**Aim**: Leave out the pictures and print only the lines from the one with "Clone this diagram in TikZ." through the one with "(0,0) rectangle (400,400);", exactly as they are.

**Provided data**:
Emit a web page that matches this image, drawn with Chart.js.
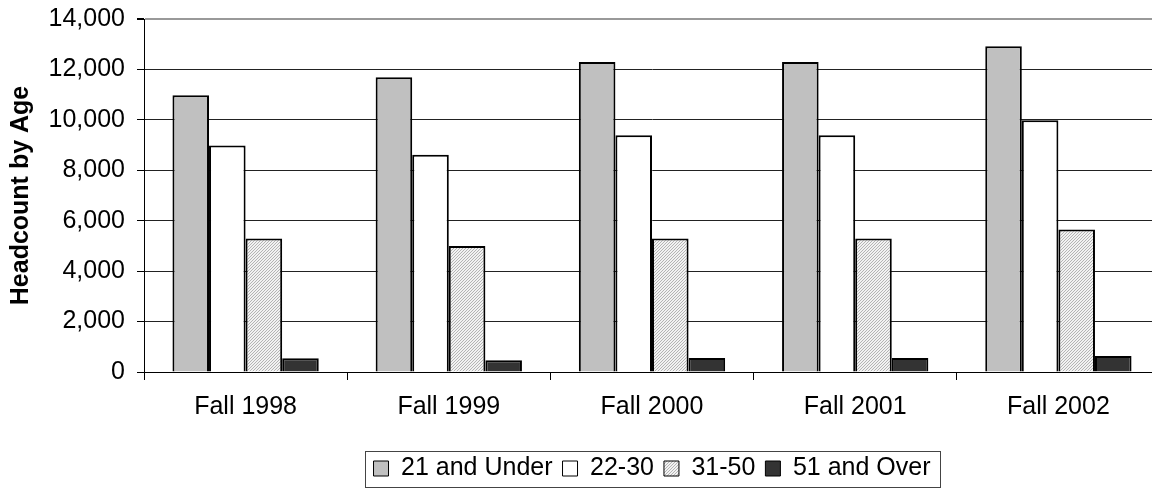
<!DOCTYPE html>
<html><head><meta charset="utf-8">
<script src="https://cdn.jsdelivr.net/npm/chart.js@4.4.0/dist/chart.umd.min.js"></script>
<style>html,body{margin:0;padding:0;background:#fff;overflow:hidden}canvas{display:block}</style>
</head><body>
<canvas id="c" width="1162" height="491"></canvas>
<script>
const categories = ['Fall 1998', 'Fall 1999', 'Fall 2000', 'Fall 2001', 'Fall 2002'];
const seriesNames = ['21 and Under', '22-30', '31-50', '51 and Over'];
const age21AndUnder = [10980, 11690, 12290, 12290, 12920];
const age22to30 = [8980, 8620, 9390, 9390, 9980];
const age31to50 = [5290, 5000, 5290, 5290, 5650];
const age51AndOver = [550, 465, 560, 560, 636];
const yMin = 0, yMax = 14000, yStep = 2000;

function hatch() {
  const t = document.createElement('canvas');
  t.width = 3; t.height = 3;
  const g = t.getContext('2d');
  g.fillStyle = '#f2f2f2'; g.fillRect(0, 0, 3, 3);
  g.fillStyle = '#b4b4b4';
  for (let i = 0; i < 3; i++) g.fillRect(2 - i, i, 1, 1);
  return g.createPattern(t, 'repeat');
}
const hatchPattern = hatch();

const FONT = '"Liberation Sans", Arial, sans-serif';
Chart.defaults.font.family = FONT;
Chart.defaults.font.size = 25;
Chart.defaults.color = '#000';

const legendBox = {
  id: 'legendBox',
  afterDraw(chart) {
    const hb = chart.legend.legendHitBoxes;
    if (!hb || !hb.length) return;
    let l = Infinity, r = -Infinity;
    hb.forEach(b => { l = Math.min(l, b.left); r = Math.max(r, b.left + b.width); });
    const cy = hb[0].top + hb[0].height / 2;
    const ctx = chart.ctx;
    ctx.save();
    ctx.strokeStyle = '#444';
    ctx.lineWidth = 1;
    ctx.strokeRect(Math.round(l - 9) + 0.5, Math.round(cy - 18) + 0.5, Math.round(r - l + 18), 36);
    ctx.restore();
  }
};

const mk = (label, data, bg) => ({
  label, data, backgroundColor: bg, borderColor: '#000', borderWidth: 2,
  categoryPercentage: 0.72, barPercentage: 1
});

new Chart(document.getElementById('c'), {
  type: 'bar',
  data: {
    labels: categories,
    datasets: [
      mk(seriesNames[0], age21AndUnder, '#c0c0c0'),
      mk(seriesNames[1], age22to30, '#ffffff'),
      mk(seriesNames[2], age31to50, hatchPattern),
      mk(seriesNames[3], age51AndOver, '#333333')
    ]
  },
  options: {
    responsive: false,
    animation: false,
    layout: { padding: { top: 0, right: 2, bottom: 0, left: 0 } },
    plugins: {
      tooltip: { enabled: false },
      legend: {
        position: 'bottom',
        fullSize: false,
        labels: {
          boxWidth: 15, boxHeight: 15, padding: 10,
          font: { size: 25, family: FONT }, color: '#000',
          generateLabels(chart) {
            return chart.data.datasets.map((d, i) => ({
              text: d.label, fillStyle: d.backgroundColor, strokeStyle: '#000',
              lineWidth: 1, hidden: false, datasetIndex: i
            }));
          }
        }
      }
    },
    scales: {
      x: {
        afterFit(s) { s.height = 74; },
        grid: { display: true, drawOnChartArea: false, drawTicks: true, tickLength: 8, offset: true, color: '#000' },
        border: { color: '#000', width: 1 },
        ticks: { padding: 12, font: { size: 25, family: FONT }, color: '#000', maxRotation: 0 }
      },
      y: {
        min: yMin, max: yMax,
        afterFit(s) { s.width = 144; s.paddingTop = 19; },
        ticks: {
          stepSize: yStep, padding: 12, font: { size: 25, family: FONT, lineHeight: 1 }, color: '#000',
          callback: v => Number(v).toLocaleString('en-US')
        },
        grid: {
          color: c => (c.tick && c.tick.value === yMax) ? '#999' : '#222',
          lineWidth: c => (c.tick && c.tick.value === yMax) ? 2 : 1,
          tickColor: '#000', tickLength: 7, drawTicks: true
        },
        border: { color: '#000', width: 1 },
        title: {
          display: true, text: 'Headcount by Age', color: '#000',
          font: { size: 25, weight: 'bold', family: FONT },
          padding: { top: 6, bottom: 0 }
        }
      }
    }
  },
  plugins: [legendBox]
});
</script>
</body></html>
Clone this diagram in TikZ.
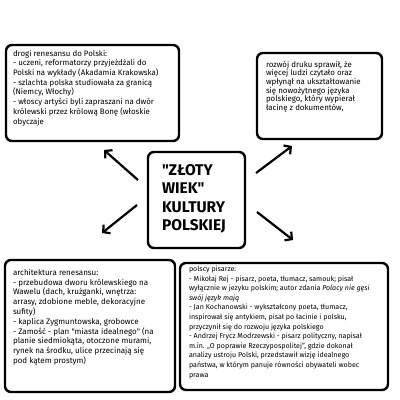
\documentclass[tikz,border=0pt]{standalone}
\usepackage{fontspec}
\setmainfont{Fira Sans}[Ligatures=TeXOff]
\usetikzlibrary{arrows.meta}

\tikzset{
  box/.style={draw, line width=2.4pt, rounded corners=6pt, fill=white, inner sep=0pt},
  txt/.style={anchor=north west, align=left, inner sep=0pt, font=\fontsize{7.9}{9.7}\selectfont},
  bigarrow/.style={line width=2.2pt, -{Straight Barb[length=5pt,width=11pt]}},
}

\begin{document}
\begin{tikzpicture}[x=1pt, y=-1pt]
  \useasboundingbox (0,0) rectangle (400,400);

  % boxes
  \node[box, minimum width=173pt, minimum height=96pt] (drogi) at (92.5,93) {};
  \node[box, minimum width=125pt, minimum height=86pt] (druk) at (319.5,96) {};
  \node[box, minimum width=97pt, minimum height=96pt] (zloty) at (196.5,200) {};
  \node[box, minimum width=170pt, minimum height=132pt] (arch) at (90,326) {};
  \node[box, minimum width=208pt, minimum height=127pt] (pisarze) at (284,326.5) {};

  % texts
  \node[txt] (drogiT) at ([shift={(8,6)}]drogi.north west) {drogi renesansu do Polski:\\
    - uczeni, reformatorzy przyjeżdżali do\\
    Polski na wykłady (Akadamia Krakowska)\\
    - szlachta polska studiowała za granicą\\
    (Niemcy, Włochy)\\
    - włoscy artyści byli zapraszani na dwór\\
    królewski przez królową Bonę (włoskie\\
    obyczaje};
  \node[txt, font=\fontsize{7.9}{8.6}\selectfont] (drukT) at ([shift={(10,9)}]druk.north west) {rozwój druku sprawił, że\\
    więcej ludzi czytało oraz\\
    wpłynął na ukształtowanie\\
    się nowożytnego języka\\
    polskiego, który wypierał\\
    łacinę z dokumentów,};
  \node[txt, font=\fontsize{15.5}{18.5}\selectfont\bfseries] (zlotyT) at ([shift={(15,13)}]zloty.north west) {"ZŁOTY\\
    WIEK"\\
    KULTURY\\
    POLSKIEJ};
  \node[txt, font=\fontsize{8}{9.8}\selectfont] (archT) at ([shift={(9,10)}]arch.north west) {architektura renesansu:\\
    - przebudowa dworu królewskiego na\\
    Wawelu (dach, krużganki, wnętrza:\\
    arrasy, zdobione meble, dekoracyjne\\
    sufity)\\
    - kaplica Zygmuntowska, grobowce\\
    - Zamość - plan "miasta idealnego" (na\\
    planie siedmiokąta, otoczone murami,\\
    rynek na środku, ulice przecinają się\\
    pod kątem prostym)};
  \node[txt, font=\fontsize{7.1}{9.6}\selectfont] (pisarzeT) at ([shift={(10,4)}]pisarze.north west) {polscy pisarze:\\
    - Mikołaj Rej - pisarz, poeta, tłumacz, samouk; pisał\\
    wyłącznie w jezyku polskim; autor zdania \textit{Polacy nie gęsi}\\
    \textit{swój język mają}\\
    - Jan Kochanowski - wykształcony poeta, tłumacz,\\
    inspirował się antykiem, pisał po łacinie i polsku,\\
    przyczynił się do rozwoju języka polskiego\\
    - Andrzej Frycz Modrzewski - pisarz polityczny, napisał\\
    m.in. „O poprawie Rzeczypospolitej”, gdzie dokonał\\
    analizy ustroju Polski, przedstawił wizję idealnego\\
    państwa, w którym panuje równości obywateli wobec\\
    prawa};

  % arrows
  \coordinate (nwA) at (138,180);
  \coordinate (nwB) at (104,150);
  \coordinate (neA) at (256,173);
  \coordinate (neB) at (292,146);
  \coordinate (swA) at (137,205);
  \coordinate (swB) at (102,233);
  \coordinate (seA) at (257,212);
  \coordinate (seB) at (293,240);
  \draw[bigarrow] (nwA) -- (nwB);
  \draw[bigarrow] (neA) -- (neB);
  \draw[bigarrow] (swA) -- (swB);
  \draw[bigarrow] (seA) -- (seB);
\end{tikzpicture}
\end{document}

**Result for this task**:
Clone this diagram in TikZ.
\documentclass[tikz,border=0pt]{standalone}
\usepackage{fontspec}
\setmainfont{Fira Sans}[Ligatures=TeXOff]
\usetikzlibrary{arrows.meta}

\tikzset{
  box/.style={draw, line width=2.4pt, rounded corners=6pt, fill=white, inner sep=0pt},
  txt/.style={anchor=north west, align=left, inner sep=0pt, font=\fontsize{7.9}{9.7}\selectfont},
  bigarrow/.style={line width=2.2pt, -{Straight Barb[length=5pt,width=11pt]}},
}

\begin{document}
\begin{tikzpicture}[x=1pt, y=-1pt]
  \useasboundingbox (0,0) rectangle (400,400);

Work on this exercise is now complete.